STATED EXERCISE. Output the material word for word. Leave each picture out.

RAW DATA.
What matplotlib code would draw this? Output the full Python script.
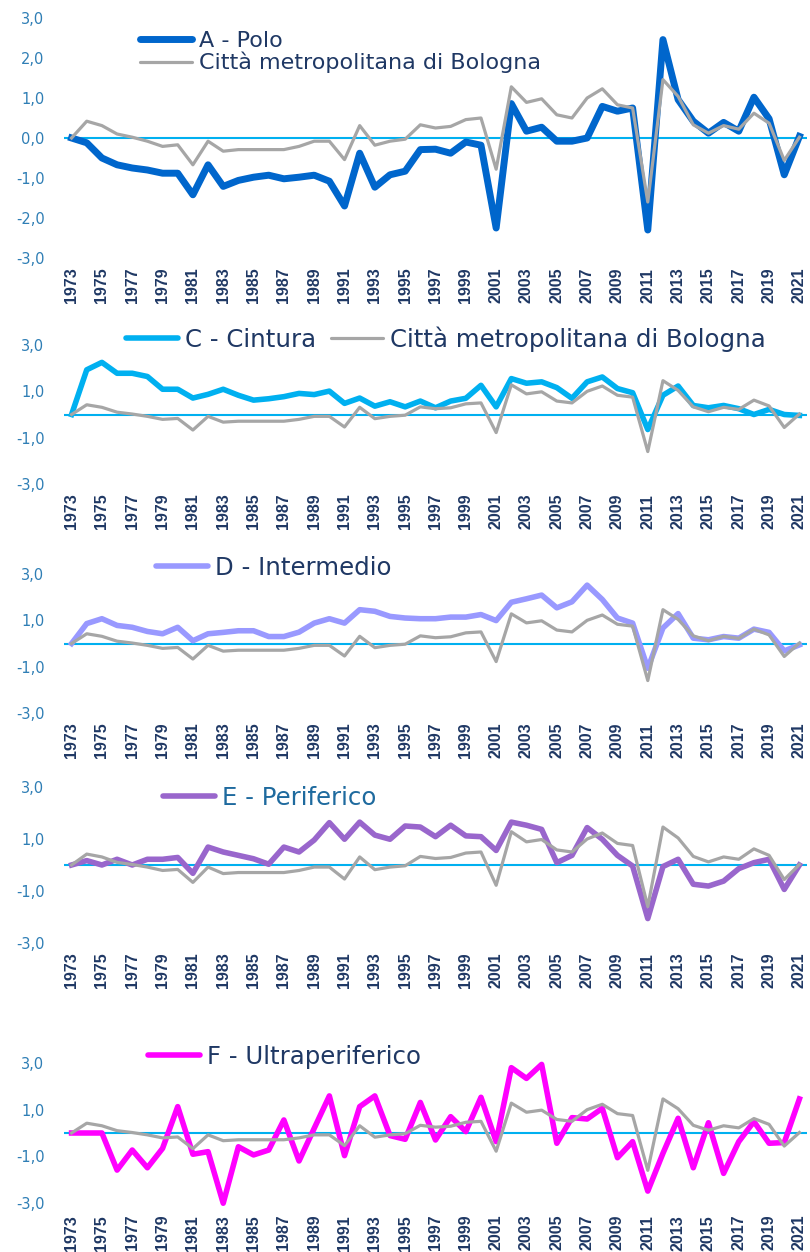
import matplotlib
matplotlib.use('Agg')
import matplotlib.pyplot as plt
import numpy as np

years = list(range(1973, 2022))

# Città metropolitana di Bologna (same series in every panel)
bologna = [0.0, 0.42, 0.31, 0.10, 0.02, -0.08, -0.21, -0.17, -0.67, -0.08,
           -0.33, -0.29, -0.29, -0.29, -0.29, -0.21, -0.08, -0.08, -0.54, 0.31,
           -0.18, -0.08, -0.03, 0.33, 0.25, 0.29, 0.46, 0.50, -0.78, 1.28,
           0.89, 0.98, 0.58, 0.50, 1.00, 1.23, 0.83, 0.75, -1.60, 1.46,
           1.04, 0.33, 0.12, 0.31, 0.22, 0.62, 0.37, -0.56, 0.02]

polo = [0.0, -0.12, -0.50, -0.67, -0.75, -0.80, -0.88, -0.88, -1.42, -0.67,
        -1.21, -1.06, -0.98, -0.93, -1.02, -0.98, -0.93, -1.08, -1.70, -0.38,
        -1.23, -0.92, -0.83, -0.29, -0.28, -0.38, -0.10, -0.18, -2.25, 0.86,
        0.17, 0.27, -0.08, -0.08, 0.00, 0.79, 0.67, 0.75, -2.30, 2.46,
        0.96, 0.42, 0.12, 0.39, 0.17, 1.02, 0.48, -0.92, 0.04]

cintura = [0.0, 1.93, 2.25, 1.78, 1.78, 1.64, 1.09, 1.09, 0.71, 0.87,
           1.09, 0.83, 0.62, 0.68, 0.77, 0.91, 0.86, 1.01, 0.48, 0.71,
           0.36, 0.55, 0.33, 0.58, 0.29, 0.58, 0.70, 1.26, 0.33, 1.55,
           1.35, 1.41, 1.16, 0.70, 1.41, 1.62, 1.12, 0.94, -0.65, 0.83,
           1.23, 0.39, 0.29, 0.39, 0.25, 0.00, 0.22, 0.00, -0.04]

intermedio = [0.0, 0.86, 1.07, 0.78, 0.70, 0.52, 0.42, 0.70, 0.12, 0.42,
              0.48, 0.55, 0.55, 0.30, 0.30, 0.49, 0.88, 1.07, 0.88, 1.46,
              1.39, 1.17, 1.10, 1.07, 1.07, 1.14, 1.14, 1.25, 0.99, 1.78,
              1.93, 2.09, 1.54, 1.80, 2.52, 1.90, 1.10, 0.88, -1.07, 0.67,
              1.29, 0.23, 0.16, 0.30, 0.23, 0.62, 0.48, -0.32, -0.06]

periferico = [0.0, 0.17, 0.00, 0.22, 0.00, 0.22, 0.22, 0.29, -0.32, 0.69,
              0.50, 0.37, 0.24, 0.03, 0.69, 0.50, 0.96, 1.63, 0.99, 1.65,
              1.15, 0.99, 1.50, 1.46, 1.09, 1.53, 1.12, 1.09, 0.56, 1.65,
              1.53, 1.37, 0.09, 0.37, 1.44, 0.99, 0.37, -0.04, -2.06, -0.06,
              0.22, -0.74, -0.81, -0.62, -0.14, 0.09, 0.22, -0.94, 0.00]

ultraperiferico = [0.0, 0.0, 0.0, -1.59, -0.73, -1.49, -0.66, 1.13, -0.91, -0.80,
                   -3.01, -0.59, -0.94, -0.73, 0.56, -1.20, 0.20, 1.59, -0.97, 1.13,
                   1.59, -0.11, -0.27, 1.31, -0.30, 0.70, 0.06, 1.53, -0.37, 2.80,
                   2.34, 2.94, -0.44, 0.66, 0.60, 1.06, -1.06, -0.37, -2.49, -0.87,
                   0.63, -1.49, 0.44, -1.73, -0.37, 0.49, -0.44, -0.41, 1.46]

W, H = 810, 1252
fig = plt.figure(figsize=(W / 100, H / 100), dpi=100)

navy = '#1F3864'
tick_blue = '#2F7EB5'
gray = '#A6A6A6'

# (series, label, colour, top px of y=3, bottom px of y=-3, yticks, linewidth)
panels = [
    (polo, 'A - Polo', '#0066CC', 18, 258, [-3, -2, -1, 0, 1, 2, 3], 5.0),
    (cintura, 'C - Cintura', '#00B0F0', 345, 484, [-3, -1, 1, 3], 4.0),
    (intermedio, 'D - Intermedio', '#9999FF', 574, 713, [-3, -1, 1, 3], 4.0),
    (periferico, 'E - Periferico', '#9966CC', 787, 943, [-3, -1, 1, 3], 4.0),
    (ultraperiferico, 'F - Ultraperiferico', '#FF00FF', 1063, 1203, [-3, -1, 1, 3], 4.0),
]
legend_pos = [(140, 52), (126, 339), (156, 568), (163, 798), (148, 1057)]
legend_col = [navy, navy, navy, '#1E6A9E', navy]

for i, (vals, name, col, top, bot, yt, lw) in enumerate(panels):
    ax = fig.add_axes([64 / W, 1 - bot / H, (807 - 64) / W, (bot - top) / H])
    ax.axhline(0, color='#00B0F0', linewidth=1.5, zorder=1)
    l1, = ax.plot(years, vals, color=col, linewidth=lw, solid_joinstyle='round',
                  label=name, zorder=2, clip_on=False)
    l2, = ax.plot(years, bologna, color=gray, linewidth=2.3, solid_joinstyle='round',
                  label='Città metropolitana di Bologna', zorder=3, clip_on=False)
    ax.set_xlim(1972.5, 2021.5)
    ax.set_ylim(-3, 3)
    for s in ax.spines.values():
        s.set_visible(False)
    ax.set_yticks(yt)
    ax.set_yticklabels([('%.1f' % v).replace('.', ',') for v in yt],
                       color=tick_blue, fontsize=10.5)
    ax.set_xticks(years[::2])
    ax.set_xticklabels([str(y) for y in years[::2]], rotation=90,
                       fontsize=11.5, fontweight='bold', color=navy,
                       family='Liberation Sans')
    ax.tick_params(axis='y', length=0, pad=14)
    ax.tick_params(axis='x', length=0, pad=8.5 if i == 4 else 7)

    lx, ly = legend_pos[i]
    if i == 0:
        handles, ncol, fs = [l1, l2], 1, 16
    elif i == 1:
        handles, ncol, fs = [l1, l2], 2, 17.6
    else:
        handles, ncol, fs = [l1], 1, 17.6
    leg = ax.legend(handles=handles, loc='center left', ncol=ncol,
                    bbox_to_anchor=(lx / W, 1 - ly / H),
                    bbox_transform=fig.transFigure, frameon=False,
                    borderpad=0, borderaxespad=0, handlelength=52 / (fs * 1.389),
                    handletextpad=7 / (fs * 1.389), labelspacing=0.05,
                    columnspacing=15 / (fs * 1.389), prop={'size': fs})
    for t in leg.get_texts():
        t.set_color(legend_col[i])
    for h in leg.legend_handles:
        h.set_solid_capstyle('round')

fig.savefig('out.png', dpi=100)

OUTPUT FOR THIS EXERCISE.
What matplotlib code would draw this? Output the full Python script.
import matplotlib
matplotlib.use('Agg')
import matplotlib.pyplot as plt
import numpy as np

years = list(range(1973, 2022))

# Città metropolitana di Bologna (same series in every panel)
bologna = [0.0, 0.42, 0.31, 0.10, 0.02, -0.08, -0.21, -0.17, -0.67, -0.08,
           -0.33, -0.29, -0.29, -0.29, -0.29, -0.21, -0.08, -0.08, -0.54, 0.31,
           -0.18, -0.08, -0.03, 0.33, 0.25, 0.29, 0.46, 0.50, -0.78, 1.28,
           0.89, 0.98, 0.58, 0.50, 1.00, 1.23, 0.83, 0.75, -1.60, 1.46,
           1.04, 0.33, 0.12, 0.31, 0.22, 0.62, 0.37, -0.56, 0.02]

polo = [0.0, -0.12, -0.50, -0.67, -0.75, -0.80, -0.88, -0.88, -1.42, -0.67,
        -1.21, -1.06, -0.98, -0.93, -1.02, -0.98, -0.93, -1.08, -1.70, -0.38,
        -1.23, -0.92, -0.83, -0.29, -0.28, -0.38, -0.10, -0.18, -2.25, 0.86,
        0.17, 0.27, -0.08, -0.08, 0.00, 0.79, 0.67, 0.75, -2.30, 2.46,
        0.96, 0.42, 0.12, 0.39, 0.17, 1.02, 0.48, -0.92, 0.04]

cintura = [0.0, 1.93, 2.25, 1.78, 1.78, 1.64, 1.09, 1.09, 0.71, 0.87,
           1.09, 0.83, 0.62, 0.68, 0.77, 0.91, 0.86, 1.01, 0.48, 0.71,
           0.36, 0.55, 0.33, 0.58, 0.29, 0.58, 0.70, 1.26, 0.33, 1.55,
           1.35, 1.41, 1.16, 0.70, 1.41, 1.62, 1.12, 0.94, -0.65, 0.83,
           1.23, 0.39, 0.29, 0.39, 0.25, 0.00, 0.22, 0.00, -0.04]

intermedio = [0.0, 0.86, 1.07, 0.78, 0.70, 0.52, 0.42, 0.70, 0.12, 0.42,
              0.48, 0.55, 0.55, 0.30, 0.30, 0.49, 0.88, 1.07, 0.88, 1.46,
              1.39, 1.17, 1.10, 1.07, 1.07, 1.14, 1.14, 1.25, 0.99, 1.78,
              1.93, 2.09, 1.54, 1.80, 2.52, 1.90, 1.10, 0.88, -1.07, 0.67,
              1.29, 0.23, 0.16, 0.30, 0.23, 0.62, 0.48, -0.32, -0.06]

periferico = [0.0, 0.17, 0.00, 0.22, 0.00, 0.22, 0.22, 0.29, -0.32, 0.69,
              0.50, 0.37, 0.24, 0.03, 0.69, 0.50, 0.96, 1.63, 0.99, 1.65,
              1.15, 0.99, 1.50, 1.46, 1.09, 1.53, 1.12, 1.09, 0.56, 1.65,
              1.53, 1.37, 0.09, 0.37, 1.44, 0.99, 0.37, -0.04, -2.06, -0.06,
              0.22, -0.74, -0.81, -0.62, -0.14, 0.09, 0.22, -0.94, 0.00]

ultraperiferico = [0.0, 0.0, 0.0, -1.59, -0.73, -1.49, -0.66, 1.13, -0.91, -0.80,
                   -3.01, -0.59, -0.94, -0.73, 0.56, -1.20, 0.20, 1.59, -0.97, 1.13,
                   1.59, -0.11, -0.27, 1.31, -0.30, 0.70, 0.06, 1.53, -0.37, 2.80,
                   2.34, 2.94, -0.44, 0.66, 0.60, 1.06, -1.06, -0.37, -2.49, -0.87,
                   0.63, -1.49, 0.44, -1.73, -0.37, 0.49, -0.44, -0.41, 1.46]

W, H = 810, 1252
fig = plt.figure(figsize=(W / 100, H / 100), dpi=100)

navy = '#1F3864'
tick_blue = '#2F7EB5'
gray = '#A6A6A6'

# (series, label, colour, top px of y=3, bottom px of y=-3, yticks, linewidth)
panels = [
    (polo, 'A - Polo', '#0066CC', 18, 258, [-3, -2, -1, 0, 1, 2, 3], 5.0),
    (cintura, 'C - Cintura', '#00B0F0', 345, 484, [-3, -1, 1, 3], 4.0),
    (intermedio, 'D - Intermedio', '#9999FF', 574, 713, [-3, -1, 1, 3], 4.0),
    (periferico, 'E - Periferico', '#9966CC', 787, 943, [-3, -1, 1, 3], 4.0),
    (ultraperiferico, 'F - Ultraperiferico', '#FF00FF', 1063, 1203, [-3, -1, 1, 3], 4.0),
]
legend_pos = [(140, 52), (126, 339), (156, 568), (163, 798), (148, 1057)]
legend_col = [navy, navy, navy, '#1E6A9E', navy]

for i, (vals, name, col, top, bot, yt, lw) in enumerate(panels):
    ax = fig.add_axes([64 / W, 1 - bot / H, (807 - 64) / W, (bot - top) / H])
    ax.axhline(0, color='#00B0F0', linewidth=1.5, zorder=1)
    l1, = ax.plot(years, vals, color=col, linewidth=lw, solid_joinstyle='round',
                  label=name, zorder=2, clip_on=False)
    l2, = ax.plot(years, bologna, color=gray, linewidth=2.3, solid_joinstyle='round',
                  label='Città metropolitana di Bologna', zorder=3, clip_on=False)
    ax.set_xlim(1972.5, 2021.5)
    ax.set_ylim(-3, 3)
    for s in ax.spines.values():
        s.set_visible(False)
    ax.set_yticks(yt)
    ax.set_yticklabels([('%.1f' % v).replace('.', ',') for v in yt],
                       color=tick_blue, fontsize=10.5)
    ax.set_xticks(years[::2])
    ax.set_xticklabels([str(y) for y in years[::2]], rotation=90,
                       fontsize=11.5, fontweight='bold', color=navy,
                       family='Liberation Sans')
    ax.tick_params(axis='y', length=0, pad=14)
    ax.tick_params(axis='x', length=0, pad=8.5 if i == 4 else 7)

    lx, ly = legend_pos[i]
    if i == 0:
        handles, ncol, fs = [l1, l2], 1, 16
    elif i == 1:
        handles, ncol, fs = [l1, l2], 2, 17.6
    else:
        handles, ncol, fs = [l1], 1, 17.6
    leg = ax.legend(handles=handles, loc='center left', ncol=ncol,
                    bbox_to_anchor=(lx / W, 1 - ly / H),
                    bbox_transform=fig.transFigure, frameon=False,
                    borderpad=0, borderaxespad=0, handlelength=52 / (fs * 1.389),
                    handletextpad=7 / (fs * 1.389), labelspacing=0.05,
                    columnspacing=15 / (fs * 1.389), prop={'size': fs})
    for t in leg.get_texts():
        t.set_color(legend_col[i])
    for h in leg.legend_handles:
        h.set_solid_capstyle('round')

fig.savefig('out.png', dpi=100)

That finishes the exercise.